First, most people who do the comparisons compare things like 3 year ownership costs. Well, the cost of ownership for years 1-3 is definitely higher than years 3-6, but you have to look at how long you plan on owning the car. If you keep a car for 10 years, the average costs drop dramatically and may be quite comparable. Depending on the car, the cost of owing it from years 1-10 may be the same or even lower than years 3-13.
Other advantages of buying new:
- You get a new car! (Yes, I know we’re being practical here, but all things being equal, most of us would prefer a new car to a used)
- Lower loan costs - you can frequently get better interest rates on new cars.
- You know how the car’s been treated
- Most used cars have 40-60K on them, meaning you are soon looking at new tires, new brakes, possibly a timing belt, and other significant maintenance costs. With a new car you get to enjoy the honeymoon period of virtually no maintenance and full warranty coverage. Many dealers include free oil changes.

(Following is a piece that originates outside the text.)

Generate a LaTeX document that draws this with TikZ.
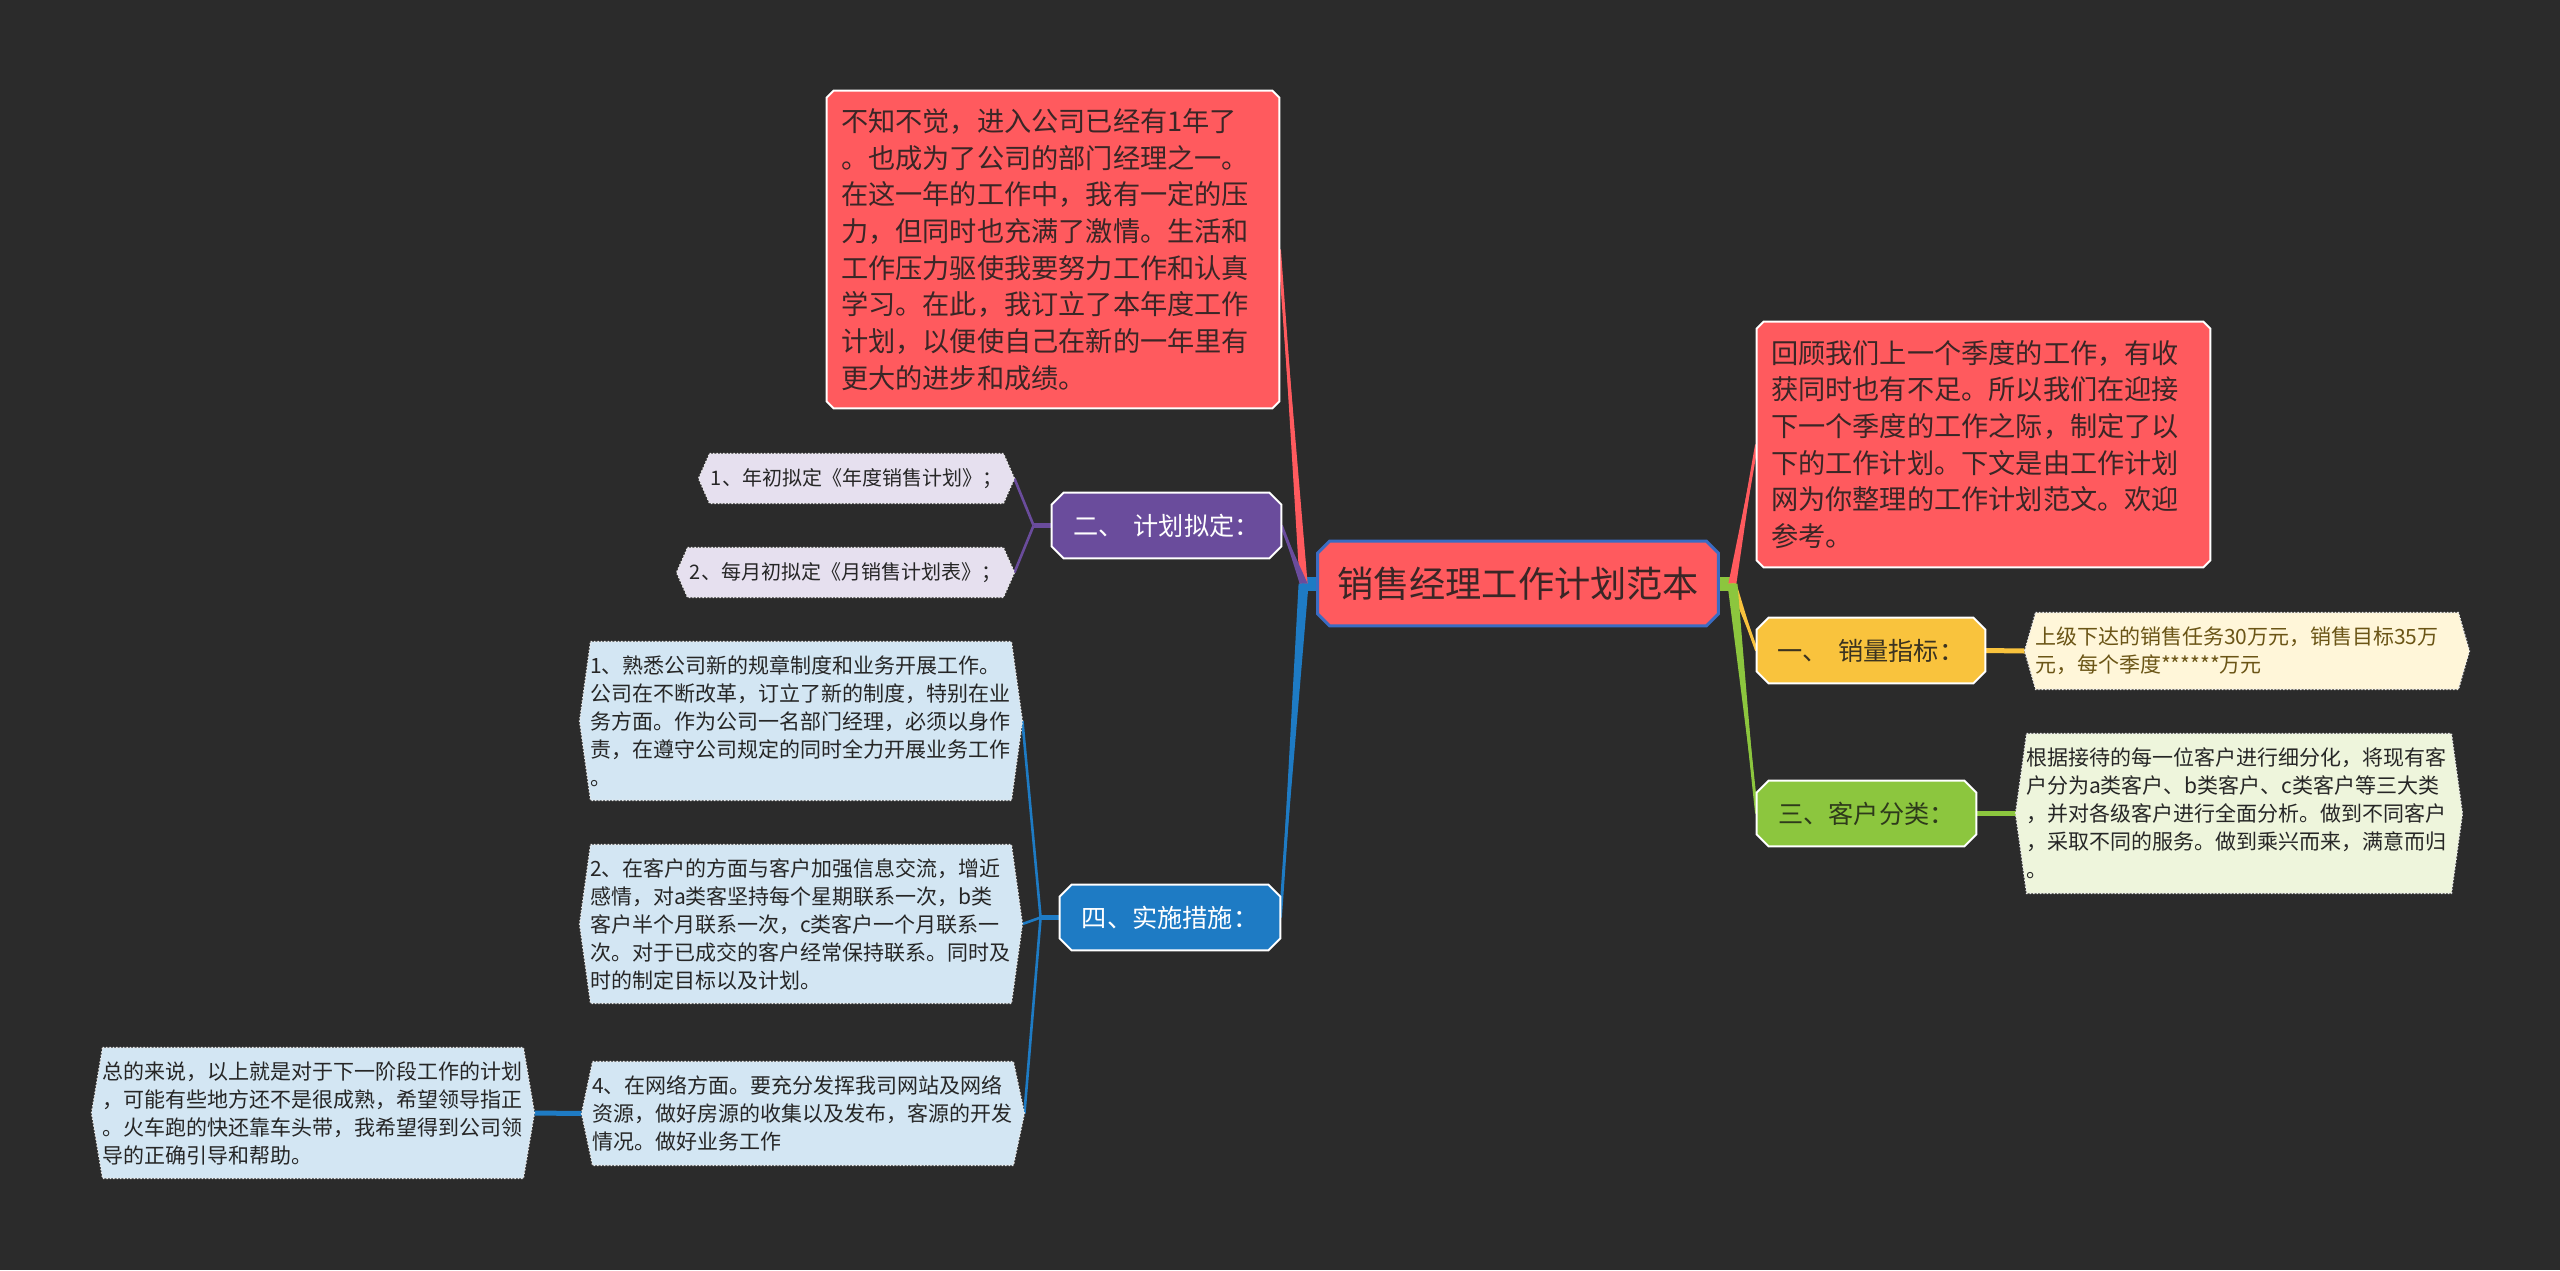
\documentclass[tikz,border=0pt]{standalone}
\usepackage{fontspec}
\setmainfont{Noto Sans CJK SC}
\usetikzlibrary{calc}
\pgfdeclarelayer{bglayer}
\pgfdeclarelayer{lines}
\pgfdeclarelayer{shapes}
\pgfsetlayers{bglayer,lines,shapes,main}
\definecolor{bg}{HTML}{2B2B2B}
\definecolor{redc}{HTML}{FF5A5E}
\definecolor{redtext}{HTML}{3A2626}
\definecolor{purc}{HTML}{6A4C9C}
\definecolor{purleaf}{HTML}{E6E0EF}
\definecolor{bluec}{HTML}{1E7BC4}
\definecolor{blueleaf}{HTML}{D3E6F3}
\definecolor{yelc}{HTML}{F9C33D}
\definecolor{yelleaf}{HTML}{FFF6D9}
\definecolor{grnc}{HTML}{8CC63E}
\definecolor{grnleaf}{HTML}{EEF5DC}
\definecolor{cenborder}{HTML}{3A6CC2}
\definecolor{leaftext}{HTML}{262626}
\definecolor{yeltext}{HTML}{6B5516}
\definecolor{yelnodetext}{HTML}{3B3320}
\definecolor{grnnodetext}{HTML}{2E3A1B}
\definecolor{dotc}{HTML}{E8E8E8}

\newcommand\octshape[3]{\begin{pgfonlayer}{shapes}\path[#3] ($(#1.north west)+(#2,0)$) -- ($(#1.north east)+(-#2,0)$) -- ($(#1.north east)+(0,#2)$) -- ($(#1.south east)+(0,-#2)$) -- ($(#1.south east)+(-#2,0)$) -- ($(#1.south west)+(#2,0)$) -- ($(#1.south west)+(0,-#2)$) -- ($(#1.north west)+(0,#2)$) -- cycle;\end{pgfonlayer}}
\newcommand\hexshape[3]{\begin{pgfonlayer}{shapes}\path[#3] ($(#1.north west)+(#2,0)$) -- ($(#1.north east)+(-#2,0)$) -- (#1.east) -- ($(#1.south east)+(-#2,0)$) -- ($(#1.south west)+(#2,0)$) -- (#1.west) -- cycle;\end{pgfonlayer}}
\newcommand\taper[4]{\begin{pgfonlayer}{lines}\fill[#4] ($(#1)+(-#3,0)$) -- (#2) -- ($(#1)+(#3,0)$) -- cycle;\draw[#4,line width=1.5pt] (#1) -- (#2);\end{pgfonlayer}}

\tikzset{
  box/.style={rectangle, inner sep=0pt, align=center},
  mainnode/.style={box, font=\fontsize{12.6}{16}\selectfont, minimum height=32.5pt},
  redbox/.style={rectangle, inner xsep=7pt, inner ysep=0pt, align=left, text=redtext, font=\fontsize{13.6}{18.35}\selectfont},
  leafbox/.style={rectangle, inner xsep=5pt, inner ysep=0pt, align=left, text=leaftext, font=\fontsize{10.5}{14}\selectfont},
  shortleaf/.style={box, text=leaftext, font=\fontsize{10}{13}\selectfont, minimum height=24.5pt},
  leafdraw/.style={draw=dotc, densely dotted, line width=0.7pt},
  subline/.style={line width=1.3pt},
  stubline/.style={line width=2.5pt}
}

\begin{document}
\begin{tikzpicture}[x=0.5pt,y=-0.5pt]
\begin{pgfonlayer}{bglayer}
\fill[bg] (0,0) rectangle (2560,1270);
\end{pgfonlayer}
\useasboundingbox (0,0) rectangle (2560,1270);

% central topic
\node[box, text=redtext, font=\fontsize{18.1}{22}\selectfont, minimum width=200pt, minimum height=42pt] (central) at (1518,583.5) {销售经理工作计划范本};

% red text boxes
\node[redbox, text width=212pt, minimum height=158.5pt] (topred) at (1053,249.5) {不知不觉，进入公司已经有1年了\\。也成为了公司的部门经理之一。\\在这一年的工作中，我有一定的压\\力，但同时也充满了激情。生活和\\工作压力驱使我要努力工作和认真\\学习。在此，我订立了本年度工作\\计划，以便使自己在新的一年里有\\更大的进步和成绩。};
\node[redbox, text width=212.5pt, minimum height=122.5pt] (rightred) at (1983.5,444.5) {回顾我们上一个季度的工作，有收\\获同时也有不足。所以我们在迎接\\下一个季度的工作之际，制定了以\\下的工作计划。下文是由工作计划\\网为你整理的工作计划范文。欢迎\\参考。};

% main branches
\node[mainnode, text=yelnodetext, minimum width=114pt] (n1) at (1871,650.5) {一、\hspace{0.4em}销量指标：};
\node[mainnode, text=grnnodetext, minimum width=109.5pt] (n3) at (1866.5,813.5) {三、客户分类：};
\node[mainnode, text=white, minimum width=114.5pt] (n2) at (1166.5,525.5) {二、\hspace{0.4em}计划拟定：};
\node[mainnode, text=white, minimum width=110pt] (n4) at (1170,917.5) {四、实施措施：};

% leaves
\node[leafbox, text=yeltext, text width=212pt, minimum height=38pt] (leaf1) at (2247,651) {上级下达的销售任务30万元，销售目标35万\\元，每个季度******万元};
\node[leafbox, text width=213pt, minimum height=79.5pt] (leaf3) at (2239,813.5) {根据接待的每一位客户进行细分化，将现有客\\户分为a类客户、b类客户、c类客户等三大类\\，并对各级客户进行全面分析。做到不同客户\\，采取不同的服务。做到乘兴而来，满意而归\\。};
\node[shortleaf, minimum width=157.5pt] (leaf2a) at (856.5,478.5) {1、年初拟定《年度销售计划》；};
\node[shortleaf, minimum width=168.5pt] (leaf2b) at (845.5,572.5) {2、每月初拟定《月销售计划表》；};
\node[leafbox, text width=211pt, minimum height=79pt] (leaf4a) at (801,721) {1、熟悉公司新的规章制度和业务开展工作。\\公司在不断改革，订立了新的制度，特别在业\\务方面。作为公司一名部门经理，必须以身作\\责，在遵守公司规定的同时全力开展业务工作\\。};
\node[leafbox, text width=211pt, minimum height=79pt] (leaf4b) at (801,924) {2、在客户的方面与客户加强信息交流，增近\\感情，对a类客坚持每个星期联系一次，b类\\客户半个月联系一次，c类客户一个月联系一\\次。对于已成交的客户经常保持联系。同时及\\时的制定目标以及计划。};
\node[leafbox, text width=211pt, minimum height=51.5pt] (leaf4c) at (803,1113.5) {4、在网络方面。要充分发挥我司网站及网络\\资源，做好房源的收集以及发布，客源的开发\\情况。做好业务工作};
\node[leafbox, text width=211pt, minimum height=65pt] (leaf4d) at (313,1113) {总的来说，以上就是对于下一阶段工作的计划\\，可能有些地方还不是很成熟，希望领导指正\\。火车跑的快还靠车头带，我希望得到公司领\\导的正确引导和帮助。};

% shapes
\octshape{central}{12}{fill=redc, draw=cenborder, line width=1.5pt}
\octshape{topred}{7}{fill=redc, draw=white, line width=1pt}
\octshape{rightred}{7}{fill=redc, draw=white, line width=1pt}
\octshape{n1}{12}{fill=yelc, draw=white, line width=1pt}
\octshape{n3}{12}{fill=grnc, draw=white, line width=1pt}
\octshape{n2}{12}{fill=purc, draw=white, line width=1pt}
\octshape{n4}{12}{fill=bluec, draw=white, line width=1pt}
\hexshape{leaf1}{11}{fill=yelleaf, leafdraw}
\hexshape{leaf3}{11}{fill=grnleaf, leafdraw}
\hexshape{leaf2a}{11}{fill=purleaf, leafdraw}
\hexshape{leaf2b}{11}{fill=purleaf, leafdraw}
\hexshape{leaf4a}{11}{fill=blueleaf, leafdraw}
\hexshape{leaf4b}{11}{fill=blueleaf, leafdraw}
\hexshape{leaf4c}{11}{fill=blueleaf, leafdraw}
\hexshape{leaf4d}{11}{fill=blueleaf, leafdraw}

% connectors
\coordinate (JL) at ($(central.west)+(-14,0)$);
\coordinate (JR) at ($(central.east)+(14,0)$);
\coordinate (E2) at ($(n2.west)+(-18,0)$);
\coordinate (E4) at ($(n4.west)+(-19,0)$);
\begin{pgfonlayer}{lines}
\fill[bluec] ($(central.west)+(-18,-7)$) rectangle ($(central.west)+(2,7)$);
\fill[grnc] ($(central.east)+(-2,-7)$) rectangle ($(central.east)+(18,7)$);
\end{pgfonlayer}
\taper{JL}{topred.east}{4}{redc}
\taper{JL}{n2.east}{4}{purc}
\taper{JL}{n4.east}{5}{bluec}
\taper{JR}{rightred.west}{4}{redc}
\taper{JR}{n1.west}{4}{yelc}
\taper{JR}{n3.west}{5}{grnc}
\begin{pgfonlayer}{lines}
\draw[purc, stubline] (n2.west) -- (E2);
\draw[purc, subline] (E2) -- (leaf2a.east);
\draw[purc, subline] (E2) -- (leaf2b.east);
\draw[bluec, stubline] (n4.west) -- (E4);
\draw[bluec, subline] (E4) -- (leaf4a.east);
\draw[bluec, subline] (E4) -- (leaf4b.east);
\draw[bluec, subline] (E4) -- (leaf4c.east);
\draw[yelc, stubline] (n1.east) -- (leaf1.west);
\draw[grnc, stubline] (n3.east) -- (leaf3.west);
\draw[bluec, stubline] (leaf4c.west) -- (leaf4d.east);
\end{pgfonlayer}
\end{tikzpicture}
\end{document}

You are also protected by lemon laws.
- I’m generally not a warranty person, but we talked the dealer down to $700 for a 5 yr extended warranty (it actually paid for itself when we had to replace a suspension component that was covered) Warranties on used cars are much more expensive, if that’s an issue for you.
- Finally, as others have pointed out, the availability of used cars is frequently limited, especially with minivans. When we looked, everything used had at least 50-60k miles on it and was still about $23k (vs $27.5 that we paid new) At that point, what’s the point of buying used?
If you’re willing to drive it until it is worth salvage value, you can justify buying new.
Speaking of timing belts, did you change your Odyssey’s timing belt yet?